Society Says, "Stop Saying 'I'm Sorry,'" But Also Says, "Those Who Say Sorry First are the Strongest"
So, which one is it?
Kat OM Life, Spiritual Conscious Living and Musings on Everyday Life
You may have seen social media posts that say, “Stop saying you’re sorry.” And thousands of people will “Like” it. These stories have become a viral media trend now. But then, a few days later, you’ll see another post that says, “Those who say sorry first are the strongest people,” and sometimes the same people will “Like” and share this story as well. And I’m like, “Wait? I thought saying ‘I’m sorry’ was a weakness, now it isn’t? Well, which one is it?”
Personally, I think saying I’m sorry is a strength. I think we live in a world that doesn’t forgive enough. We’re really good at holding grudges, thinking we are setting boundaries when really we are just being uncommunicative and stubborn.
I’m all about setting boundaries, but there are right and wrong ways to do it. The right way can help build relationships. The wrong way can make greater divides. I’ll write about the right way to set boundaries in an upcoming story.
But getting back to not saying, “I’m sorry,” can really appeal to our lower selves that loves playing the victim. It can feel so empowering not to say we’re sorry as if we were stepping into our power. But it’s a false sense of power.
When I was married before, I was on a personal development route and became a life coach. There were times I wasn’t even mad at my then-husband anymore, but my ego wouldn’t let me apologize or offer a peace treaty. So I would stick it out by watching old movies on cable, so he got the point. My stubbornness would rather stay holed upstairs in the bedroom sulking, watching old reruns on a beautiful Saturday afternoon than be out enjoying the day together somewhere. My ego, the small, wounded bratty child in me, convinced me that this was the smart thing to do. This was right was the better route for us. (You can read more about how the need to be right hurts our relationships in my other story, “Do You Prefer to Be Right or Choose to Be Happy?”).
The advice they’re giving on social media is, “If you’re late, don’t say you’re sorry, instead say ‘thank you for waiting for me.” Speaking on behalf of the frustrated friend who made the effort to be on time and is left waiting (this is for the repeat lateness offenders, not first-time offenders), I’m sorry, but I don’t want a “thank you for waiting for me.” I want an apology. I want to hear, “I’m sorry for being late. Again. And I will make an effort to be on time next time.” You can thank me for waiting after saying that. I did say, “It would have been nice if you texted me you were going to be late, so I wasn’t standing out here wondering when you were going to arrive?” But yes, I let it go so we could enjoy the day. The old me would have been annoyed and resentful with my friend the rest of the day. Instead, we had a lovely day at the beach.
I understand there are people who, if they even bump into you they are so sorry for accidentally bumping into you; you would have thought they ran over your dog. That is who this is for; people with high low self-esteem. But it’s not for the majority of us. The rest of us could probably stand to get into the practice of saying, “I’m sorry,” and forgiveness more often.

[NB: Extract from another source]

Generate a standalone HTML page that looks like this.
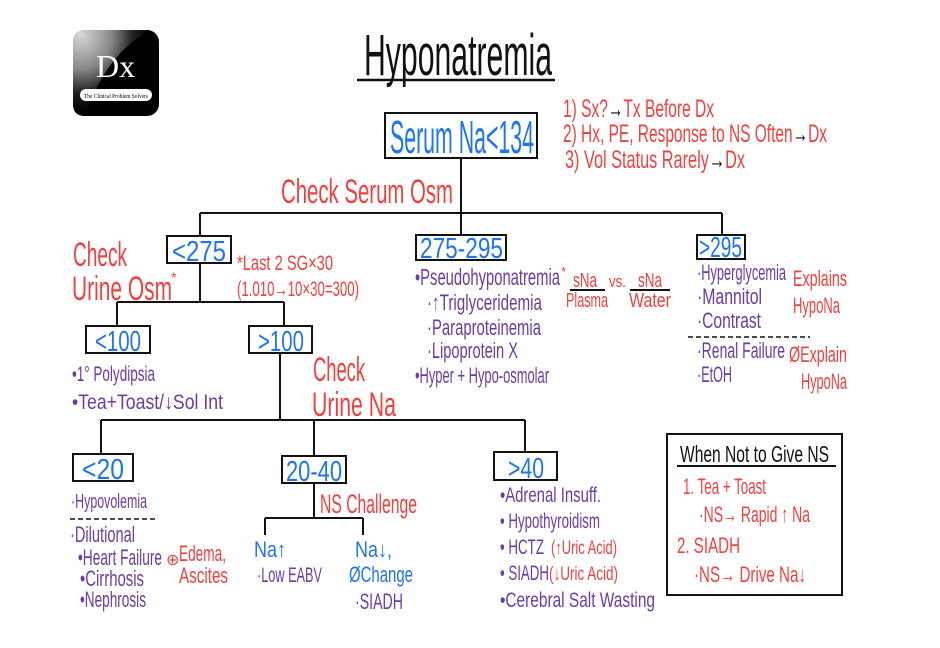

When I say, “I’m sorry,” my self-esteem isn’t attached to it. I can say it and not feel it has anything to do with who I am as a person. And that’s where the real work lies. It’s not necessarily in not saying “I’m sorry.” It lies in healing your self-esteem, so it doesn’t take you out personally when you do say, “I’m sorry.”
I have no problem being the first to say, “I am sorry,” these days. If I feel I have done something wrong or when it’s not worth fighting about. And between you and me, most things usually aren’t worth fighting about. However, your ego will try to tell you differently. Bypass your ego and remember your relationships with the people you love or say you love are worth a lot more than being right.
As with everything, there is a balance. Some people say it too often, and some people don’t say it often enough. The key is always finding the balance.
If you think about it, the happiest, confident people know how to apologize without it being an issue. Everyone is happy. And life goes on.